WORK INSTRUCTIONS:
Copy the listing verbatim, excluding any images found in it.

INFORMATION SUPPLIED:
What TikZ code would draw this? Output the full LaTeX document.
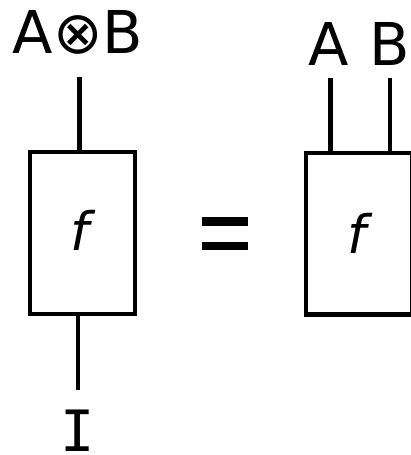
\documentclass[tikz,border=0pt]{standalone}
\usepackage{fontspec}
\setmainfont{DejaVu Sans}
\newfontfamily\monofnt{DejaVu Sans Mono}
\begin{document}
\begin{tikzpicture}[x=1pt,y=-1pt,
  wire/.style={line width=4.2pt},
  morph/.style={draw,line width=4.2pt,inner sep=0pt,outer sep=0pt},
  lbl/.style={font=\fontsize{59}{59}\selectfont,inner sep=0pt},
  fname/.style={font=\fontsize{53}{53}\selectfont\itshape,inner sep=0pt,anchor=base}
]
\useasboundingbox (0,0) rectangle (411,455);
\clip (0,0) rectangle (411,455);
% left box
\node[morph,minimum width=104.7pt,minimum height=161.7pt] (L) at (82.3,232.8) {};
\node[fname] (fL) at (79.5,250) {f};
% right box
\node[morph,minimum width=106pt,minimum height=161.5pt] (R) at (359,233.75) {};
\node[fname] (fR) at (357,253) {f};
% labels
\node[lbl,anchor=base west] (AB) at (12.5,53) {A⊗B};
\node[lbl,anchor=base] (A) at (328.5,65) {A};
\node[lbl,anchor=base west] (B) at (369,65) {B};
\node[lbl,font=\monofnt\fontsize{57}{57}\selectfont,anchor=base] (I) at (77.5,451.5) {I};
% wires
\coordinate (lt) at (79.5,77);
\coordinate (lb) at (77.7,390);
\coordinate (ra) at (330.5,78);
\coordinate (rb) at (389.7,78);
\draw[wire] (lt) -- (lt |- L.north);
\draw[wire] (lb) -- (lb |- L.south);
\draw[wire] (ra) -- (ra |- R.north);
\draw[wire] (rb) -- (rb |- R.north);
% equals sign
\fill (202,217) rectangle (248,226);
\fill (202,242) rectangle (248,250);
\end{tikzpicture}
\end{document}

CORRECT RESPONSE:
What TikZ code would draw this? Output the full LaTeX document.
\documentclass[tikz,border=0pt]{standalone}
\usepackage{fontspec}
\setmainfont{DejaVu Sans}
\newfontfamily\monofnt{DejaVu Sans Mono}
\begin{document}
\begin{tikzpicture}[x=1pt,y=-1pt,
  wire/.style={line width=4.2pt},
  morph/.style={draw,line width=4.2pt,inner sep=0pt,outer sep=0pt},
  lbl/.style={font=\fontsize{59}{59}\selectfont,inner sep=0pt},
  fname/.style={font=\fontsize{53}{53}\selectfont\itshape,inner sep=0pt,anchor=base}
]
\useasboundingbox (0,0) rectangle (411,455);
\clip (0,0) rectangle (411,455);
% left box
\node[morph,minimum width=104.7pt,minimum height=161.7pt] (L) at (82.3,232.8) {};
\node[fname] (fL) at (79.5,250) {f};
% right box
\node[morph,minimum width=106pt,minimum height=161.5pt] (R) at (359,233.75) {};
\node[fname] (fR) at (357,253) {f};
% labels
\node[lbl,anchor=base west] (AB) at (12.5,53) {A⊗B};
\node[lbl,anchor=base] (A) at (328.5,65) {A};
\node[lbl,anchor=base west] (B) at (369,65) {B};
\node[lbl,font=\monofnt\fontsize{57}{57}\selectfont,anchor=base] (I) at (77.5,451.5) {I};
% wires
\coordinate (lt) at (79.5,77);
\coordinate (lb) at (77.7,390);
\coordinate (ra) at (330.5,78);
\coordinate (rb) at (389.7,78);
\draw[wire] (lt) -- (lt |- L.north);
\draw[wire] (lb) -- (lb |- L.south);
\draw[wire] (ra) -- (ra |- R.north);
\draw[wire] (rb) -- (rb |- R.north);
% equals sign
\fill (202,217) rectangle (248,226);
\fill (202,242) rectangle (248,250);
\end{tikzpicture}
\end{document}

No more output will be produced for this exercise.